The Methodist church is, as we know, violently opposed to the use of tobacco, but it applies the ancient saying of one of the Roman emperors, Pecunia non olet—money has no smell. Mr. Duke completed his purchase of the church by a so-called donation for the support of its superannuated ministers, and so his right to run both church and university is undisputed. He brought in a South Carolina minister of pliant principles, and made him president of the university, and this president never lost an occasion to chant the praises of his grand Duke.

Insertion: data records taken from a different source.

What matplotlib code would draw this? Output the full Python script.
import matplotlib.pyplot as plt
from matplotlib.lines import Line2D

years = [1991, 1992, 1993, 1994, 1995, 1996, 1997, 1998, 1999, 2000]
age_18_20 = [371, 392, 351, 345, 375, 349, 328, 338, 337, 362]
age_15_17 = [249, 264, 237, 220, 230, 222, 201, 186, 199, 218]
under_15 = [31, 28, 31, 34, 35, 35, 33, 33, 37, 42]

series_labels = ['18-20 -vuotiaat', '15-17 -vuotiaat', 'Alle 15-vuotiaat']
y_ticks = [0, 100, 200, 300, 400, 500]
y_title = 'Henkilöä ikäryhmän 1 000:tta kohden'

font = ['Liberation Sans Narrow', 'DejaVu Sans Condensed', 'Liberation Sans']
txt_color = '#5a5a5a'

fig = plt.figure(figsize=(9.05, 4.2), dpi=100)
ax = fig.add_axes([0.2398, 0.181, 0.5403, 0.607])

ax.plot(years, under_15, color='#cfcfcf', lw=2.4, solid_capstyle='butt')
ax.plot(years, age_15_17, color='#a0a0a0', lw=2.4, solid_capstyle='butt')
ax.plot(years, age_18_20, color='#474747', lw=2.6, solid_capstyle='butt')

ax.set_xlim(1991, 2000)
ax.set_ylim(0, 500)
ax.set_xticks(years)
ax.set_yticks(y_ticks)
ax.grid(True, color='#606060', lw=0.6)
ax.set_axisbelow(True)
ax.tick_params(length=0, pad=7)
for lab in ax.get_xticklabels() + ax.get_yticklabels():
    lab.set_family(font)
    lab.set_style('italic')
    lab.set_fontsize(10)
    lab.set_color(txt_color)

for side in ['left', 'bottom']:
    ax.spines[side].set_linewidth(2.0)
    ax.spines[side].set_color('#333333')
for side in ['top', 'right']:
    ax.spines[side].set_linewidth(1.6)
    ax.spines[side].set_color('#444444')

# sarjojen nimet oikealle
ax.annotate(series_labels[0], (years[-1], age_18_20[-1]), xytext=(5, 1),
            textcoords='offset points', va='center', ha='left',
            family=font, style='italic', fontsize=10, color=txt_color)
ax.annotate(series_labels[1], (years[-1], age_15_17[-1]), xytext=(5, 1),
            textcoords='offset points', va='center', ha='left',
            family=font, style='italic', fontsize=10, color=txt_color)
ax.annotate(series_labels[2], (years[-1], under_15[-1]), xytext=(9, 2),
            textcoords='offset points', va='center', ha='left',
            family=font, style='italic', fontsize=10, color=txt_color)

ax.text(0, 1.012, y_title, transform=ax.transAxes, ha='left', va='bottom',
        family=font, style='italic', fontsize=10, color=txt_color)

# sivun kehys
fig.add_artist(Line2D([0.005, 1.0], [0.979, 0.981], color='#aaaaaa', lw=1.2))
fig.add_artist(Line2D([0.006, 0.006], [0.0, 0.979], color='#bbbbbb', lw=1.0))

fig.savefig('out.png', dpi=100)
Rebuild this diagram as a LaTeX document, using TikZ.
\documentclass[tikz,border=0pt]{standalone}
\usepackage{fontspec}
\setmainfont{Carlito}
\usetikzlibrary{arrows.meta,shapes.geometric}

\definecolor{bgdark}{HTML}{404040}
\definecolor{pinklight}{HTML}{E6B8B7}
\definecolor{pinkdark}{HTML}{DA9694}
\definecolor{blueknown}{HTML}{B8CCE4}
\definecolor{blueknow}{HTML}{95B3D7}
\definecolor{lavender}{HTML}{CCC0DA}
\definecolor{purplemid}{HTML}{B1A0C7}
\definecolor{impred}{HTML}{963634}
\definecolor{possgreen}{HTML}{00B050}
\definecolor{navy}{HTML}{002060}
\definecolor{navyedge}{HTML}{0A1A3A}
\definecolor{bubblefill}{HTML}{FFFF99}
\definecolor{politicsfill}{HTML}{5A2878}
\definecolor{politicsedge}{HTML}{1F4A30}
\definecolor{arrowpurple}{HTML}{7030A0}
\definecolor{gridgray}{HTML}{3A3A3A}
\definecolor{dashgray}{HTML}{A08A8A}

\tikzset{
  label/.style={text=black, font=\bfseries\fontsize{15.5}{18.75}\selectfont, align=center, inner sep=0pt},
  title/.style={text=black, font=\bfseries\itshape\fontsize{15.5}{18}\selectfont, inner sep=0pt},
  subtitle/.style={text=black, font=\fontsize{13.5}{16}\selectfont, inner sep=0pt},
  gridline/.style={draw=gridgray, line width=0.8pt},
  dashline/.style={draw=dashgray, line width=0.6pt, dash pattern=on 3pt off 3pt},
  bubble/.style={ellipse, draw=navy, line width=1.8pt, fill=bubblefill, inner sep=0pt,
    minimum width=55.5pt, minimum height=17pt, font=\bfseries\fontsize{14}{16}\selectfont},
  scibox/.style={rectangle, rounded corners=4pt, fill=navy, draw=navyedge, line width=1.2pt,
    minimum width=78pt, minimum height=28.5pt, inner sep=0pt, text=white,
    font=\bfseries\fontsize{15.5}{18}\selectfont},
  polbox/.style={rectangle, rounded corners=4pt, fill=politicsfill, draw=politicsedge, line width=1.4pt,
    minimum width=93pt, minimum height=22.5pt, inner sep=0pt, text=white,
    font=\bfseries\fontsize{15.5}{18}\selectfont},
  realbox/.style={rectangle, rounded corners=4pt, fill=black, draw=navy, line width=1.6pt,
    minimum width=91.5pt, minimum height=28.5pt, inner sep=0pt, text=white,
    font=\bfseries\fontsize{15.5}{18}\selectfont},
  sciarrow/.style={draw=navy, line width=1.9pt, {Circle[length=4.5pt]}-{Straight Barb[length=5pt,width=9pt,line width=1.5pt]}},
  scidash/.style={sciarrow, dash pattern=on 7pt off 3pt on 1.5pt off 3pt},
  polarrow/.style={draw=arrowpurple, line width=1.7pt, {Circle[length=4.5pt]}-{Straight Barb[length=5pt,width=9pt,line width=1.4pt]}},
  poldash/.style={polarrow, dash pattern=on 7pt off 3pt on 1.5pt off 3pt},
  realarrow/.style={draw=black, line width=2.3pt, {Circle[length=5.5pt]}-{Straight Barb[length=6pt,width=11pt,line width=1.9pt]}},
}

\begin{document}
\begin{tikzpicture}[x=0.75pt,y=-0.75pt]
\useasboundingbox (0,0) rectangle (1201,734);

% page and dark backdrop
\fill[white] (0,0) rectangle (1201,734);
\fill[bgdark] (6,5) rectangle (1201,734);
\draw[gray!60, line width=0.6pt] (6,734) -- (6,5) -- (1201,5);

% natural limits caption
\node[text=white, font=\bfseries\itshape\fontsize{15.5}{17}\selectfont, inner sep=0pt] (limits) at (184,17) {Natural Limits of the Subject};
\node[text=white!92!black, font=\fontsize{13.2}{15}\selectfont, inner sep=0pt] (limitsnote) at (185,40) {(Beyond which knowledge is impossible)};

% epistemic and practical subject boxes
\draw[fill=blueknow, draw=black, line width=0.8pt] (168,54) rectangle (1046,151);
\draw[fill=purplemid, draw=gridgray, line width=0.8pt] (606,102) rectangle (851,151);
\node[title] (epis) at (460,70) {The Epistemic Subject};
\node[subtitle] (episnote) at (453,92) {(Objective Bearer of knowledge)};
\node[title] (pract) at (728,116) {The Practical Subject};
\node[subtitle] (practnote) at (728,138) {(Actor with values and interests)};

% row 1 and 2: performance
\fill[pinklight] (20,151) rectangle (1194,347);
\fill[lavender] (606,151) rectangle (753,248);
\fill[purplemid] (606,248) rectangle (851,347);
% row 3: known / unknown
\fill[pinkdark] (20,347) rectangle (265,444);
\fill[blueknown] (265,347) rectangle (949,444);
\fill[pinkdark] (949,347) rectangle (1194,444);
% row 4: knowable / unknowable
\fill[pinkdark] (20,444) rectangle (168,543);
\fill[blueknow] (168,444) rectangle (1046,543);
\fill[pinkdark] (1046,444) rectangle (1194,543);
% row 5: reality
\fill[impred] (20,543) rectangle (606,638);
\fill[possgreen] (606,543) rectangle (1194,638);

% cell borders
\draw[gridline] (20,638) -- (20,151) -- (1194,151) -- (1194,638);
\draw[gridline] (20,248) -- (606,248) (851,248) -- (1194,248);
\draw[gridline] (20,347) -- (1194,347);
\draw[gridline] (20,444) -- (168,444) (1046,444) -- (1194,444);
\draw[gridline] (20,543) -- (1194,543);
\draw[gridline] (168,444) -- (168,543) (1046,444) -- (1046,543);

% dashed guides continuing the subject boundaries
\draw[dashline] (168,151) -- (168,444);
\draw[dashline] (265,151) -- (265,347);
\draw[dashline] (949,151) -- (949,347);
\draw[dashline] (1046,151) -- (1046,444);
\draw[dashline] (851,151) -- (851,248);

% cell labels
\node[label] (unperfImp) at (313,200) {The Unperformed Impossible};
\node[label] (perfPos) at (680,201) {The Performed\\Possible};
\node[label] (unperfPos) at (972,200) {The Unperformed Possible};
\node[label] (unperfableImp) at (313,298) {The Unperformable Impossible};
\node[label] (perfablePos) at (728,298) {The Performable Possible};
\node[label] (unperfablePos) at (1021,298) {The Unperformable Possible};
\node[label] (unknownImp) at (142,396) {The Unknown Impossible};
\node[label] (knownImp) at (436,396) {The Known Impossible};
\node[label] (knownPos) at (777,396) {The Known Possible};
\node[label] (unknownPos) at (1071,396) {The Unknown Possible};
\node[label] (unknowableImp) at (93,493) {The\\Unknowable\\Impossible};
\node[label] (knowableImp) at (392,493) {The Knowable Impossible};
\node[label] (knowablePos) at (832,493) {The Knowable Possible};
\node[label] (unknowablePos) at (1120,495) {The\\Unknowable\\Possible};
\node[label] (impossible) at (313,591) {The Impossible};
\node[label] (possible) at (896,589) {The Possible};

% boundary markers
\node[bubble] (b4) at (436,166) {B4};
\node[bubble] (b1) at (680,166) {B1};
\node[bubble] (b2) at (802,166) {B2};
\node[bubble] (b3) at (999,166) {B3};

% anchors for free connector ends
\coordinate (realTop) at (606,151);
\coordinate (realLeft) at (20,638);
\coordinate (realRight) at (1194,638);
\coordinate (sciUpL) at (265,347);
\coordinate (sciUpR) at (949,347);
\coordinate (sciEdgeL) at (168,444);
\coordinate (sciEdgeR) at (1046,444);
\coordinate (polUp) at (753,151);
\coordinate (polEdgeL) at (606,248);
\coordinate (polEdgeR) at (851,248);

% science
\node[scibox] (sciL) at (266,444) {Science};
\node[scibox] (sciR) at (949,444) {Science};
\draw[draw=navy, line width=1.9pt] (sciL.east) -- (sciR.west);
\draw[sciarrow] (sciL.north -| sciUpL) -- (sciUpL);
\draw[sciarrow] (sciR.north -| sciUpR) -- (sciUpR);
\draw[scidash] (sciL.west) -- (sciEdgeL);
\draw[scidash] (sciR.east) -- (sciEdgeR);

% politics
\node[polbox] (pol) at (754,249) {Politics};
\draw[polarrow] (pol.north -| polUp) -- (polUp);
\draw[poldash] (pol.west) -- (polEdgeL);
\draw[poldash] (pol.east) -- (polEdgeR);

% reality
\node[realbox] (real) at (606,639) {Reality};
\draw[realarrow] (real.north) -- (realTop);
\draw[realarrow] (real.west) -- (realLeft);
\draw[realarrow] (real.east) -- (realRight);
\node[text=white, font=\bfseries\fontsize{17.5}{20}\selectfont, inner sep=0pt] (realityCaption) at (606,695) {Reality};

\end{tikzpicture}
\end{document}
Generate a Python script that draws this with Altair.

The grand Duke had this chief chanter made a director of his Southern railroad, and wanted to have him made also a bishop of the church, but for three successive years he failed; then he hired some regular lobbyists and sent them to the Methodist General Conference—and that was the way to do it. “Pecunia non olet”; and also, “pecunia parlat”; and also, “pecunia ambulare equinam fecit!”—if you will let me fix up the Latin.
CHAPTER LXXI
THE ORANG-OUTANG HUNTERS
There is a part of the United States which suffered for a century or two under the blight of Negro slavery; in consequence, from Virginia to Texas, the population still lives in the ideas of a hundred years ago. Here are communities which are not content to use religious dogmas as a shield for special privilege; they really believe the dogmas, and are willing to fight about them and to torture one another, as in the old days. In these states there has sprung up what is called the “Fundamentalist” movement, made up of seventeenth century Cromwellians in modern machine-made clothing; the only difference being that whereas the old Pilgrims wished to “come out from among them,” the idea of these modern fanatics is to drive out the other fellow. They are carrying on an enormous campaign in the evangelical churches, seeking to keep out of the pulpits people who do not believe in the literal inspiration of Scripture—in Noah’s ark, and Jonah and the whale, and Joshua blowing down the walls of Jericho; also in the virgin birth, and the six-day creation of man. They are especially indignant against “evolution,” which means to them one thing, that man is descended from the monkey—something it does not mean to any scientist.